= Loho Studios =

Recording studio in New York City, United States

Loho Studios is a New York City recording studio. Founded in 1983 by brothers Edward and Victor Luke, it began as a rehearsal studio but, with the addition of recording equipment, over time became a full-fledged recording studio.
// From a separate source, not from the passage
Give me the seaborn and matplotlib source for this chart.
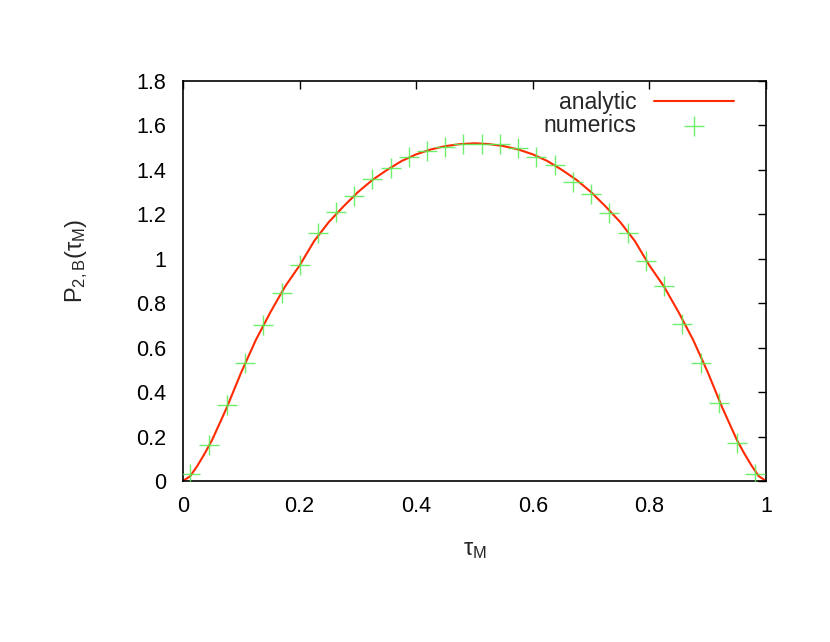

Loho's Lafayette Street location quickly became a home for New York-area recording artists.

The studio is now located at 48 Clinton Street on the Lower East Side of Manhattan.

Loho has recorded music for artists such as Ryan Adams, Blues Traveler, Rosanne Cash, The Heroine Sheiks, The Everly Brothers, Art Garfunkel, John Mayer, O.A.R., Lindsay Lohan, Joan Jett, Speedsters and Dopers, Gina Gershon, Yo La Tengo, Willie Nelson, Billy Squier, Patti Smith, Phish, Joey Ramone, P.P.M., They Might Be Giants and a host of many more, both mainstream and independent artists.

In 1996, Loho Studios privately purchased the Rolling Stones Mobile Studio for recording use in the United States.

In 2007, Loho Studios was sold to The Blue Man Group who now use the space for rehearsals, recordings and auditions. The facility has since reopened its doors (after hours) for public use once again.